Records with drawing code:
□ □ □ □ □ □ □

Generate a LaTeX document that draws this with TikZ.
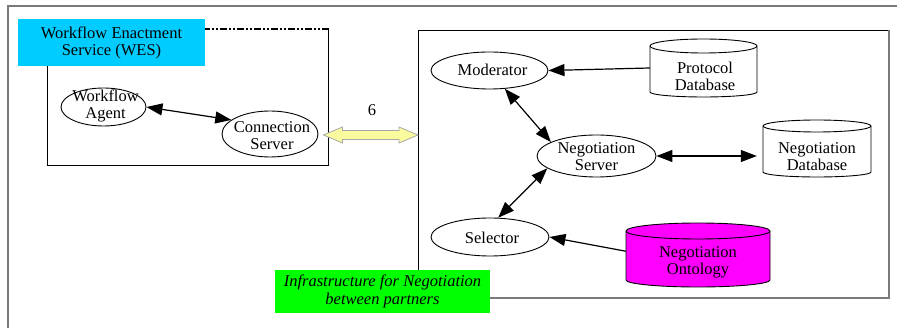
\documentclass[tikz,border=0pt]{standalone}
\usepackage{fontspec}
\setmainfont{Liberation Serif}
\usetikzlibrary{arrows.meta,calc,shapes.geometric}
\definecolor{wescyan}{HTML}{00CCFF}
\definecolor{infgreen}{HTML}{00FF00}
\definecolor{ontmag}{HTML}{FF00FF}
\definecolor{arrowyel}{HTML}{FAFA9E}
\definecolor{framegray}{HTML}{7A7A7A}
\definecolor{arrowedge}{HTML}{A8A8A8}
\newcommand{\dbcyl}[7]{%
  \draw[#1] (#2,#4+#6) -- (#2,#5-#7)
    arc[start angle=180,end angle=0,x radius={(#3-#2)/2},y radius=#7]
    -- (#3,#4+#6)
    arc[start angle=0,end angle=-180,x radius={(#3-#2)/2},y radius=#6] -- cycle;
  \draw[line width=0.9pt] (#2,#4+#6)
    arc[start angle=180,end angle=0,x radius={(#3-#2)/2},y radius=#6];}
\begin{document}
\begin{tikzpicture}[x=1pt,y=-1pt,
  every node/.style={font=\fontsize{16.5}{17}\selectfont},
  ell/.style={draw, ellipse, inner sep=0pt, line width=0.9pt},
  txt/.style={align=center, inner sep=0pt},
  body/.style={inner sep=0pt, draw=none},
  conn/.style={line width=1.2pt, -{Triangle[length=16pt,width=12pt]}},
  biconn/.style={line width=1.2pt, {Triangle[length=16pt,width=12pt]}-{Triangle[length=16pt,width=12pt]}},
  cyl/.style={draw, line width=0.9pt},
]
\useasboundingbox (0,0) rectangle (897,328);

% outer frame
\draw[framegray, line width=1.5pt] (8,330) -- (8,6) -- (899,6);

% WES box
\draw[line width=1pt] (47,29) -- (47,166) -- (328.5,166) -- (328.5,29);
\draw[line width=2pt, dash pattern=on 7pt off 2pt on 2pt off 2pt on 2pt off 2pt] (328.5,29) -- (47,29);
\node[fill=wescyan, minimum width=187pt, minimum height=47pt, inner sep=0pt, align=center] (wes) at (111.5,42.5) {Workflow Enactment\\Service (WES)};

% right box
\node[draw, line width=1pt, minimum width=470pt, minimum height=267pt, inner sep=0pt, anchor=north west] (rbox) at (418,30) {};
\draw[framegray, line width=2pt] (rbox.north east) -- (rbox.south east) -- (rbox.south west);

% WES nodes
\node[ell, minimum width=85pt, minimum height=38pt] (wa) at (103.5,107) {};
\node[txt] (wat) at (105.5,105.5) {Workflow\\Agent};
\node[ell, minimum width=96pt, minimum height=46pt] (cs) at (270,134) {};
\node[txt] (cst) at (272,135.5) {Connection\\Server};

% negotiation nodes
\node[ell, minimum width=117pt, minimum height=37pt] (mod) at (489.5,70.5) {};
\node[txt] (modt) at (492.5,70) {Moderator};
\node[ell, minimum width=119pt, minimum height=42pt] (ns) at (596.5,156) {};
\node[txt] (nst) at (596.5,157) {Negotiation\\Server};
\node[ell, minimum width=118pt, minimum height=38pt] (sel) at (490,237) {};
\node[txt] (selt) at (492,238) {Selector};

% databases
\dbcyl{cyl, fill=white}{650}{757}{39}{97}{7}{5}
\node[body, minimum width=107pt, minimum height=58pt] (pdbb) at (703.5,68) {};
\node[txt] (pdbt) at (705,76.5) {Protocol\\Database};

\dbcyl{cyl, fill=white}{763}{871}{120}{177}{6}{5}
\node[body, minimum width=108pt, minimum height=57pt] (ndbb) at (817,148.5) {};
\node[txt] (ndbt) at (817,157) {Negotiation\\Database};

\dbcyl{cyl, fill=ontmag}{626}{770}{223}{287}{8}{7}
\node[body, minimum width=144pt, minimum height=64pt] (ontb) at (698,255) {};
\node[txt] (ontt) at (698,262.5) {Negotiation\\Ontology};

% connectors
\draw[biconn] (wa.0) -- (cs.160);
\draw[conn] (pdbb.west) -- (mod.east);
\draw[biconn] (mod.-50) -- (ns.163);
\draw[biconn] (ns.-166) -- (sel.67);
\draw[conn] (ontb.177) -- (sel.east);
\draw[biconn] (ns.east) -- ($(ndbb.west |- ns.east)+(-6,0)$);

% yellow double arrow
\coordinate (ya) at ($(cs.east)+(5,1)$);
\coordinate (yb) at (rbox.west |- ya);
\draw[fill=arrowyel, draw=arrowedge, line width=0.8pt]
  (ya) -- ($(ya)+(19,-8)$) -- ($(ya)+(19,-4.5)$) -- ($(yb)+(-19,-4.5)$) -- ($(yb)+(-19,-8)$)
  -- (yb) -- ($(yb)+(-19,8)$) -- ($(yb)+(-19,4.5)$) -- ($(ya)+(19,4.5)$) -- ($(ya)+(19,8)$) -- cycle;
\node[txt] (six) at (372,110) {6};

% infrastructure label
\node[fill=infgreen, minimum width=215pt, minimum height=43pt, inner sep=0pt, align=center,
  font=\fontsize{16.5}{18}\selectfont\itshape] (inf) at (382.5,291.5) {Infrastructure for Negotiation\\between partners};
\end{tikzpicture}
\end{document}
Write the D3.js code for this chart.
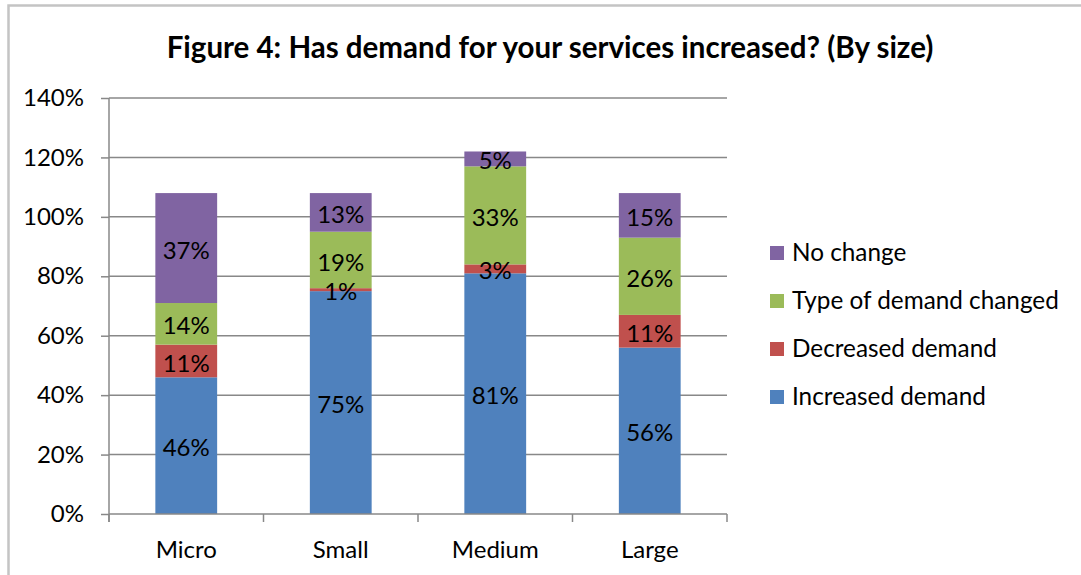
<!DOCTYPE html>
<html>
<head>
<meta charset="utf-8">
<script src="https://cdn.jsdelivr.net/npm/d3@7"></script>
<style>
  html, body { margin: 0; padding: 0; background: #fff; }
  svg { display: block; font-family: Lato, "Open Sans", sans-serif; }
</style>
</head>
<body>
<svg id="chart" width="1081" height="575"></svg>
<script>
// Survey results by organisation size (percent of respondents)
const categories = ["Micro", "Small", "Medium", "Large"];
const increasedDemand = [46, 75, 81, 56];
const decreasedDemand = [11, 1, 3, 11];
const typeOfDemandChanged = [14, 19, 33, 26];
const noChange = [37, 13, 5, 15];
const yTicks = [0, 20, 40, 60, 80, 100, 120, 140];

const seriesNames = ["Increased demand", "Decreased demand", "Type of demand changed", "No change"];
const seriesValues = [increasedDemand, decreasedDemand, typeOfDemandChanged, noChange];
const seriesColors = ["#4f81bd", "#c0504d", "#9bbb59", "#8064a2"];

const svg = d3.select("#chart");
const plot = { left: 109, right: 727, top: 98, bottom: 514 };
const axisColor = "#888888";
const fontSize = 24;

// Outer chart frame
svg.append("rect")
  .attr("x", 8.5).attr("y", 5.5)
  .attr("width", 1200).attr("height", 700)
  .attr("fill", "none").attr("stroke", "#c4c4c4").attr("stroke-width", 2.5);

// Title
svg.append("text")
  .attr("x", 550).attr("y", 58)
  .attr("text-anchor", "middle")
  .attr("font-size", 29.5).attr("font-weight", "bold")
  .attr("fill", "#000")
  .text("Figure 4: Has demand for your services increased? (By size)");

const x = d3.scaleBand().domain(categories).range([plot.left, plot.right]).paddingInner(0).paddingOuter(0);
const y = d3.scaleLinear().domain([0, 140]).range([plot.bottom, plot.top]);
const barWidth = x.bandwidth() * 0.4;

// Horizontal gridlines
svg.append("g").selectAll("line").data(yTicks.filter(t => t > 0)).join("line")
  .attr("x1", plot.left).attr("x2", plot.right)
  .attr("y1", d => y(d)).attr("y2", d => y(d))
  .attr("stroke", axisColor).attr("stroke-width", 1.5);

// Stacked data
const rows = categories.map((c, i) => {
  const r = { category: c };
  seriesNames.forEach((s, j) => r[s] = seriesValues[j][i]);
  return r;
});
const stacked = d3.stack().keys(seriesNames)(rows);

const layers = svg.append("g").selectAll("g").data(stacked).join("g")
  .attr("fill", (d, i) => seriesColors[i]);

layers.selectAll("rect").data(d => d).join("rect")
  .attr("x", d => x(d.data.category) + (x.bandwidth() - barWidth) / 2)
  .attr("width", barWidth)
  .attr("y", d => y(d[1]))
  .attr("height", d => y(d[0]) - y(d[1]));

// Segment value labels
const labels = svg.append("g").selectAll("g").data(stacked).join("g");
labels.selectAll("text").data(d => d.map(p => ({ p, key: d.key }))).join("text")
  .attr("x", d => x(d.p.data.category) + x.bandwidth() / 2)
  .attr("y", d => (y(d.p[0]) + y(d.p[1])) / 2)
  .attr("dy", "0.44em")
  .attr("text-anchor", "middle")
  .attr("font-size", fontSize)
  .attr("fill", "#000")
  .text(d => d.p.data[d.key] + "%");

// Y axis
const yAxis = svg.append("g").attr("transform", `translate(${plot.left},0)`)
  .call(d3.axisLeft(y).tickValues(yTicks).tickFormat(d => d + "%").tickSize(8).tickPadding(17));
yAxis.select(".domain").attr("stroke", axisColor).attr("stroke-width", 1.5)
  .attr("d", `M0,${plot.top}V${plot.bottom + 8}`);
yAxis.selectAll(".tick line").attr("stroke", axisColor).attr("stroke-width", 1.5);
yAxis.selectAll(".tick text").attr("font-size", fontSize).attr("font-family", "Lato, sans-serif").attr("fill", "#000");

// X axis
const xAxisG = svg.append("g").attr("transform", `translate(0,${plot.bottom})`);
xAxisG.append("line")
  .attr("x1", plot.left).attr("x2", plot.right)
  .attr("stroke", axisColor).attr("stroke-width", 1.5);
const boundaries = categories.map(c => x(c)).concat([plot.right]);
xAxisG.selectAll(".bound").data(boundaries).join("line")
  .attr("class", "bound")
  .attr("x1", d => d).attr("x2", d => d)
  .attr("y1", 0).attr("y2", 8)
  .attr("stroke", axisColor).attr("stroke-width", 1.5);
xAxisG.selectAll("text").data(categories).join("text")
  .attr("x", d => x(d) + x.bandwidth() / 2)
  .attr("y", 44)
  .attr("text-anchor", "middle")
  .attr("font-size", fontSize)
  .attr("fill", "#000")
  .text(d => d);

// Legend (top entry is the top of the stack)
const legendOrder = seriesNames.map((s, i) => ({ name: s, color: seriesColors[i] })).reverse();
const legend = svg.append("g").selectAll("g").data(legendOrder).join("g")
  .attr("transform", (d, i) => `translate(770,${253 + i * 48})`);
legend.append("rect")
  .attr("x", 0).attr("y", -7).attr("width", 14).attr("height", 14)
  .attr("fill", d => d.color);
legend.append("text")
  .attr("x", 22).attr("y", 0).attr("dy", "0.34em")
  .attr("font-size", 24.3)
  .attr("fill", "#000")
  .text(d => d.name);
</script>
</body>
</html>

□ □ □ □ □ □ □

- What the exercise asks: Every line from the top of the entries through the line that holds "minimum width=187pt, minimum" is to be quoted exactly, please, and nothing else; omit the pictures.

- Answer for this exercise:
Generate a LaTeX document that draws this with TikZ.
\documentclass[tikz,border=0pt]{standalone}
\usepackage{fontspec}
\setmainfont{Liberation Serif}
\usetikzlibrary{arrows.meta,calc,shapes.geometric}
\definecolor{wescyan}{HTML}{00CCFF}
\definecolor{infgreen}{HTML}{00FF00}
\definecolor{ontmag}{HTML}{FF00FF}
\definecolor{arrowyel}{HTML}{FAFA9E}
\definecolor{framegray}{HTML}{7A7A7A}
\definecolor{arrowedge}{HTML}{A8A8A8}
\newcommand{\dbcyl}[7]{%
  \draw[#1] (#2,#4+#6) -- (#2,#5-#7)
    arc[start angle=180,end angle=0,x radius={(#3-#2)/2},y radius=#7]
    -- (#3,#4+#6)
    arc[start angle=0,end angle=-180,x radius={(#3-#2)/2},y radius=#6] -- cycle;
  \draw[line width=0.9pt] (#2,#4+#6)
    arc[start angle=180,end angle=0,x radius={(#3-#2)/2},y radius=#6];}
\begin{document}
\begin{tikzpicture}[x=1pt,y=-1pt,
  every node/.style={font=\fontsize{16.5}{17}\selectfont},
  ell/.style={draw, ellipse, inner sep=0pt, line width=0.9pt},
  txt/.style={align=center, inner sep=0pt},
  body/.style={inner sep=0pt, draw=none},
  conn/.style={line width=1.2pt, -{Triangle[length=16pt,width=12pt]}},
  biconn/.style={line width=1.2pt, {Triangle[length=16pt,width=12pt]}-{Triangle[length=16pt,width=12pt]}},
  cyl/.style={draw, line width=0.9pt},
]
\useasboundingbox (0,0) rectangle (897,328);

% outer frame
\draw[framegray, line width=1.5pt] (8,330) -- (8,6) -- (899,6);

% WES box
\draw[line width=1pt] (47,29) -- (47,166) -- (328.5,166) -- (328.5,29);
\draw[line width=2pt, dash pattern=on 7pt off 2pt on 2pt off 2pt on 2pt off 2pt] (328.5,29) -- (47,29);
\node[fill=wescyan, minimum width=187pt, minimum height=47pt, inner sep=0pt, align=center] (wes) at (111.5,42.5) {Workflow Enactment\\Service (WES)};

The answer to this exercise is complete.